Plus you get a really cool tour of Philly from the "not-so-nice" North Philly, 
through Temple's campus, 
then the business district, 
down to South Philly (nice but boring), 
and finally the stadiums. 

It's also the 6th largest race (regardless of distance) in the US, 
with about 35,000 runners annually. 



Hot Chocolate 5K/15K 
Location: Philadelphia, starts and ends at the Art Museum 
Distance: 15K, approx 9.3 miles 
When: 1st Saturday in April

The best parts about this race are the 
GEAR and the FOOD.

Rather than just a standard race t-shirt, 
ever runner gets a sweatshirt, 
which is the comfiest, coziest ever. 
Meghan has run it for years 
and I've always ooh-ed and ahhh-ed over her sweatshirts.

The food afterwards is AWESOME: 
Super thick hot chocolate for sipping, 
a little vat of melted chocolate for dipping, 
and an assortment of items to dip. 
And it's GOOD chocolate. 

All that said...

The worst part of this race is the route
With the exception of Broad Street Run, 
all Philly races start at the Art Museum 
and go up/back on the Schuylkill River 
which is the most boring route ever
It is mind-numbing boring. 
I made the mistake of running this as a 15K, 
and was bored out of my mind for 9.3 miles. 

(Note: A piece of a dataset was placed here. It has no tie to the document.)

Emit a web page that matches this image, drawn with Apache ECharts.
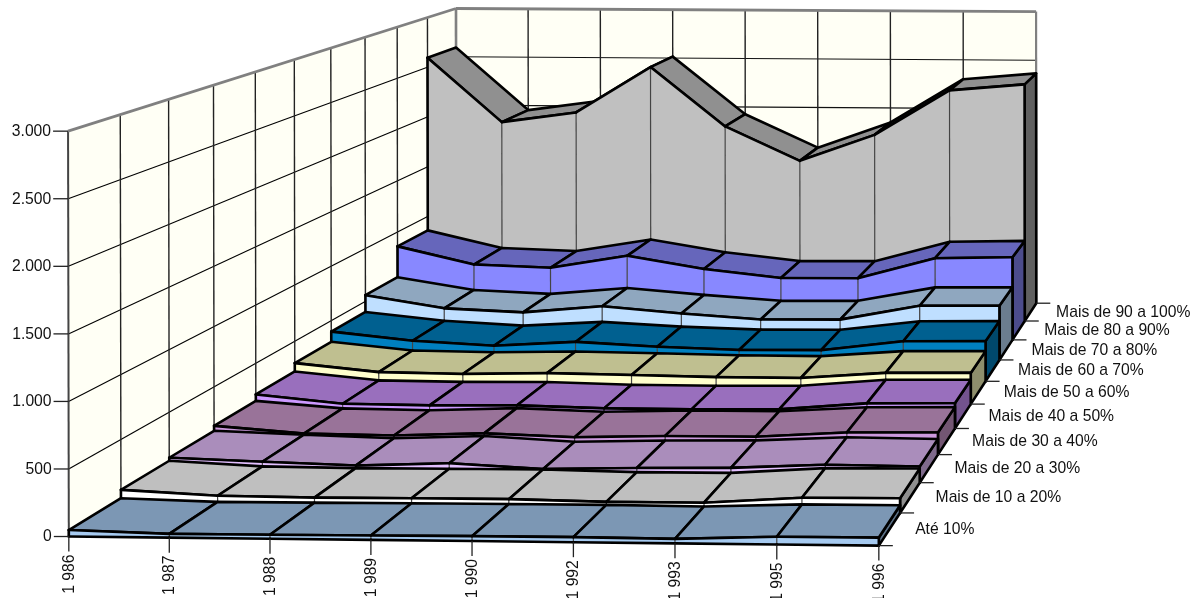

Next year I'll run it as a 5K, 
just to get the gear, 
and then minimize my boredom. 

And yes, that's a trash bag I'm wearing. 
Meghan wore the sweatshirt they gave, 
but for me it would be too hot for the whole course. 
My go-to for chilly races is to wear a trashbag to the start, 
and then throw it away once we start running. 
I also keep a folded up one in my pocket in case it's still cold afterwards. 
Plastic is both lightweight and an amazing insulator. 
And I get a lot of "oh that's a great idea" comments from other runners.